Dans ces monuments, explorés par G. Maspero il y a juste un siècle en 1881, les murs des appartements funéraires sont gravés de longues colonnes de hiéroglyphes ; ces inscriptions religieuses et magiques, connues sous le nom de Textes des pyramides , constituent la première grande composition de la littérature universelle. De nombreux fragments inscrits arrachés des parois étaient accumulés dans les couloirs et les chambres, encore non dégagés, de Téti, Pépi Ier et Merenrê, souverains de la VIe dynastie. La mission française dut déblayer d’immenses monceaux de gravats, consolider et réparer les énormes dalles des plafonds risquant de s’écrouler, redresser à leur place d’origine les éléments des murs. Un gigantesque puzzle a été entrepris ; il s’agit de reconstituer les textes, à partir des vestiges des parois et des milliers de fragments tombés à terre et recueillis dans les déblais. Parallèlement furent menées des recherches sur les textes eux-mêmes : particularités graphiques ou grammaticales, étude de la tradition textuelle, comparaison avec les versions déjà connues, mise en évidence de textes nouveaux, enquêtes sur les éléments neufs, examen de la répartition des textes sur les parois.
La mission a également procédé à la fouille des temples hauts de Téti et surtout de Pépi Ier, très vastes ensembles de décombres chaotiques. Dans ce dernier complexe, la mission a dégagé le sanctuaire aux offrandes, le sanctuaire aux niches à statues, une cour à portiques, puis le hall d’entrée. Des centaines de fragments de reliefs d’une grande beauté ont pu être récupérés. Plusieurs magasins à deux étages ont été mis en évidence près de la face est de la pyramide de Pépi Ier. On y a trouvé des statues de prisonniers aux bras liés, qui étaient destinées à être utilisées par des chaufourniers installés dans les magasins déjà ruinés. Dans les niveaux postérieurs du temple de Pépi Ier furent découverts de nombreux éléments architecturaux ainsi que des statues fragmentaires, des tables d’offrandes, des stèles de personnages du Moyen Empire, qui témoignent de l’existence, pour cette période, d’un culte funéraire de Pépi Ier.
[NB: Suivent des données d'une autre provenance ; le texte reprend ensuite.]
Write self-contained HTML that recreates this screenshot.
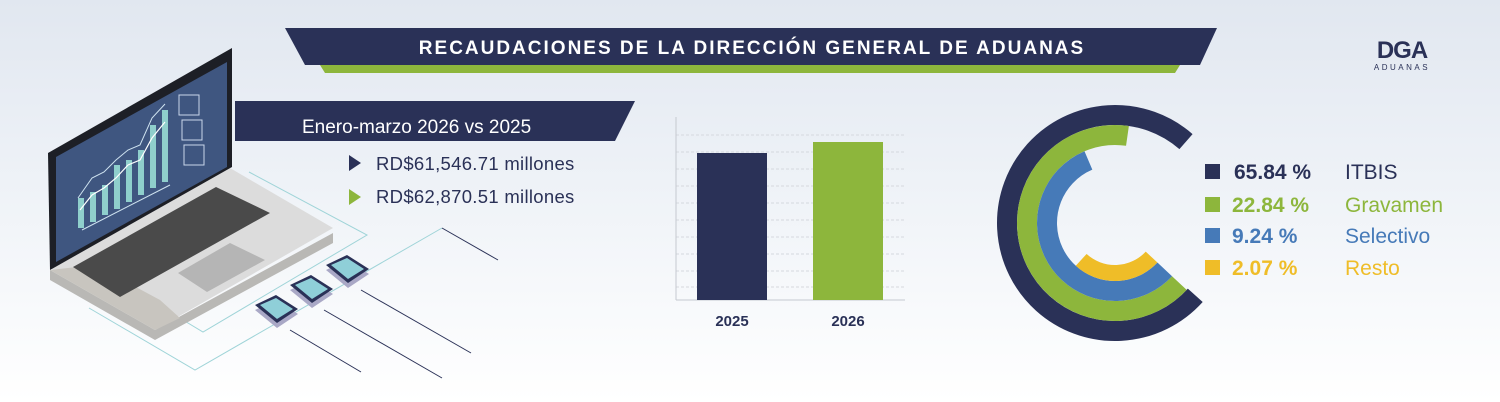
<!DOCTYPE html>
<html><head><meta charset="utf-8"><style>
html,body{margin:0;padding:0}
body{width:1500px;height:402px;overflow:hidden;background:linear-gradient(180deg,#e1e7f0 0%,#eef2f7 45%,#ffffff 100%);font-family:"Liberation Sans",sans-serif;position:relative}
</style></head><body>
<svg width="1500" height="402" style="position:absolute;left:0;top:0" xmlns="http://www.w3.org/2000/svg">
<!-- title banner -->
<polygon points="320,65 1180,65 1175,73 325,73" fill="#8db63c"/>
<polygon points="285,28 1217,28 1200,65 305,65" fill="#2a3157"/>
<text x="752" y="54" text-anchor="middle" fill="#fff" font-size="19" font-weight="bold" letter-spacing="2">RECAUDACIONES DE LA DIRECCIÓN GENERAL DE ADUANAS</text>
<!-- logo -->
<text x="1402" y="58" text-anchor="middle" fill="#2a3157" font-size="24" font-weight="bold" letter-spacing="-1">DGA</text>
<text x="1402" y="70" text-anchor="middle" fill="#2a3157" font-size="8" letter-spacing="2.5">ADUANAS</text>
<!-- subtitle banner -->
<polygon points="235,101 635,101 615,141 235,141" fill="#2a3157"/>
<text x="302" y="133" fill="#fff" font-size="19">Enero-marzo 2026 vs  2025</text>
<polygon points="349,155 361,163 349,171" fill="#2a3157"/>
<text x="376" y="170" fill="#2a3157" font-size="18.5" letter-spacing="0.3">RD$61,546.71 millones</text>
<polygon points="349,189 361,197 349,205" fill="#8db63c"/>
<text x="376" y="203" fill="#2a3157" font-size="18.5" letter-spacing="0.3">RD$62,870.51 millones</text>
<!-- circuit lines -->
<g fill="none" stroke="#9fd4d8" stroke-width="1">
<polyline points="249,172 367,235 203,332 183,320"/>
<polyline points="89,308 195,370 442,228"/>
</g>
<g stroke="#2a3157" stroke-width="1">
<line x1="442" y1="228" x2="498" y2="260"/>
<line x1="361" y1="290" x2="471" y2="353"/>
<line x1="324" y1="310" x2="442" y2="378"/>
<line x1="290" y1="330" x2="361" y2="372"/>
</g>
<!-- laptop -->
<g>
<polygon points="50,270 155,330 333,233 333,243 155,340 50,280" fill="#b9b8b5"/>
<polygon points="50,268 230,168 333,228 155,330" fill="#dcdcdc"/>
<polygon points="50,270 155,330 180,318 160,300 95,265" fill="#c8c5bf"/>
<polygon points="73,267 216,187 270,213 120,297" fill="#4a4a4a"/>
<polygon points="178,273 230,243 265,260 207,292" fill="#b5b5b5"/>
<polygon points="48,153 232,48 232,167 50,270" fill="#1d1f26"/>
<polygon points="56,157 227,62 227,167 56,262" fill="#3f5680"/>
<g fill="#8fcfcc">
<rect x="78" y="198" width="6" height="30"/><rect x="90" y="192" width="6" height="30"/><rect x="102" y="185" width="6" height="30"/><rect x="114" y="165" width="6" height="44"/><rect x="126" y="160" width="6" height="42"/><rect x="138" y="150" width="6" height="45"/><rect x="150" y="125" width="6" height="63"/><rect x="162" y="110" width="6" height="72"/>
</g>
<polyline points="80,210 92,195 104,188 116,178 128,165 140,160 152,138 165,122" fill="none" stroke="#fff" stroke-width="1.2"/>
<polyline points="78,198 92,178 104,172 116,160 128,150 140,145 152,118 165,104" fill="none" stroke="#cfe3f0" stroke-width="1"/>
<line x1="82" y1="230" x2="170" y2="185" stroke="#cfe3f0" stroke-width="1"/>
<rect x="179" y="95" width="20" height="20" fill="none" stroke="#c9d6ea" stroke-width="1"/>
<rect x="182" y="120" width="20" height="20" fill="none" stroke="#c9d6ea" stroke-width="1"/>
<rect x="184" y="145" width="20" height="20" fill="none" stroke="#c9d6ea" stroke-width="1"/>
</g>
<!-- chips -->
<g>
<polygon points="326,270 347,260 369,274 348,288" fill="#a9a8c6"/>
<polygon points="326,265 347,255 369,269 348,283" fill="#2a3157"/><polygon points="331,265 347,258 364,269 348,279" fill="#8fcfd8"/>
<polygon points="290,290 311,280 333,294 312,308" fill="#a9a8c6"/>
<polygon points="290,285 311,275 333,289 312,303" fill="#2a3157"/><polygon points="295,285 311,278 328,289 312,299" fill="#8fcfd8"/>
<polygon points="255,310 276,300 298,314 277,328" fill="#a9a8c6"/>
<polygon points="255,305 276,295 298,309 277,323" fill="#2a3157"/><polygon points="260,305 276,298 293,309 277,319" fill="#8fcfd8"/>
</g>
<!-- bar chart -->
<g stroke="#d5d8de" stroke-width="1" stroke-dasharray="3,2">
<line x1="676" y1="135" x2="905" y2="135"/><line x1="676" y1="152" x2="905" y2="152"/><line x1="676" y1="169" x2="905" y2="169"/><line x1="676" y1="186" x2="905" y2="186"/><line x1="676" y1="203" x2="905" y2="203"/><line x1="676" y1="220" x2="905" y2="220"/><line x1="676" y1="237" x2="905" y2="237"/><line x1="676" y1="254" x2="905" y2="254"/><line x1="676" y1="271" x2="905" y2="271"/><line x1="676" y1="287" x2="905" y2="287"/>
</g>
<line x1="676" y1="117" x2="676" y2="300" stroke="#c5c9d0"/>
<line x1="676" y1="300" x2="905" y2="300" stroke="#c5c9d0"/>
<rect x="697" y="153" width="70" height="147" fill="#2a3157"/>
<rect x="813" y="142" width="70" height="158" fill="#8db63c"/>
<text x="732" y="326" text-anchor="middle" fill="#2a3157" font-size="15" font-weight="bold">2025</text>
<text x="848" y="326" text-anchor="middle" fill="#2a3157" font-size="15" font-weight="bold">2026</text>
<!-- rings -->
<g fill="none" transform="translate(1115,223)">
<circle r="108" stroke="#2a3157" stroke-width="20" stroke-dasharray="507 700" transform="rotate(42)"/>
<circle r="88" stroke="#8db63c" stroke-width="20" stroke-dasharray="361 600" transform="rotate(43)"/>
<circle r="68" stroke="#467ab8" stroke-width="20" stroke-dasharray="242 500" transform="rotate(43)"/>
<circle r="50" stroke="#efbd28" stroke-width="16" stroke-dasharray="78 400" transform="rotate(43)"/>
</g>
<!-- legend -->
<rect x="1205" y="164" width="15" height="15" fill="#2a3157"/>
<text x="1234" y="179" fill="#2a3157" font-size="21" font-weight="bold">65.84 %</text>
<text x="1345" y="179" fill="#2a3157" font-size="21">ITBIS</text>
<rect x="1205" y="197" width="15" height="15" fill="#8db63c"/>
<text x="1232" y="212" fill="#8db63c" font-size="21" font-weight="bold">22.84 %</text>
<text x="1345" y="212" fill="#8db63c" font-size="21">Gravamen</text>
<rect x="1205" y="228" width="15" height="15" fill="#467ab8"/>
<text x="1232" y="243" fill="#467ab8" font-size="21" font-weight="bold">9.24 %</text>
<text x="1345" y="243" fill="#467ab8" font-size="21">Selectivo</text>
<rect x="1205" y="260" width="15" height="15" fill="#efbd28"/>
<text x="1232" y="275" fill="#efbd28" font-size="21" font-weight="bold">2.07 %</text>
<text x="1345" y="275" fill="#efbd28" font-size="21">Resto</text>
</svg>
</body></html>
Pendant longtemps, les grandes oasis situées à l’ouest du Nil ont été négligées par les égyptologues : elles étaient isolées, d’accès difficile - et il y avait déjà tant à faire dans la vallée du Nil. Les recherches effectuées de 1968 à 1972 par l’archéologue égyptien Ahmed Fakhry, en particulier dans l’oasis de Dakhla, avaient attiré l’attention générale, avant son décès brutal et prématuré. Aussi, une mission de l’Institut français d’archéologie orientale, sous la direction de S. Sauneron, reprit-elle le travail, à Kharga et à Dakhla. Les fouilles menées par J. Vercoutter à Balat, localité située à l’entrée orientale de l’oasis de Dakhla, ont montré que la présence égyptienne y était plus ancienne et plus importante qu’on ne l’avait pressenti. La nécropole de Qila el-Dabba groupe cinq mastabas ; ces tombeaux de gouverneurs de l’Oasis sont entourés de tombes de courtisans et de fonctionnaires. Le mastaba V, inviolé, comportait un corridor décoré de peintures murales, très endommagées, montrant des scènes agrestes et des représentations de la vie quotidienne. Les salles funéraires renfermaient une grande quantité de poteries et des récipients en pierre dure. Dans la chambre sud reposait Medou-Nefer, gouverneur de l’Oasis, inconnu jusqu’ici, entouré d’un riche mobilier : bijoux en or, perles en pierres semi-précieuses, modèles de palettes de scribes en albâtre, nécessaires de toilette, coffres en bois stuqué, vases, lames de cuivre. Une autre salle a livré un abondant matériel avec un gobelet portant mention du premier jubilé royal de Pépi II, un vase d’albâtre ainsi qu’une statuette de babouin assis portant la titulature de ce même souverain. Le mastaba V pourrait ainsi être daté de la fin de l’Ancien Empire (2160 av. J.-C.) ou peu après. Le mastaba II, malheureusement pillé, serait un peu plus récent et remonterait à la Première Période intermédiaire ; il a été réutilisé comme sépulture collective à diverses époques. Une ville, sur le site d’Aïn Aseel, était associée à cette nécropole ; très étendue, elle s’est révélée complexe, avec six niveaux différents, dont les plus anciens remontent à l’Ancien Empire. Ces découvertes éclairent d’un jour nouveau l’histoire de l’Ancien Empire et celle des oasis. Ajoutons qu’une mission canadienne, sous la direction du professeur A. J. Mills, a commencé une prospection archéologique de Dakhla destinée à mieux connaître l’histoire de l’oasis depuis l’époque néolithique jusqu’à la période préislamique.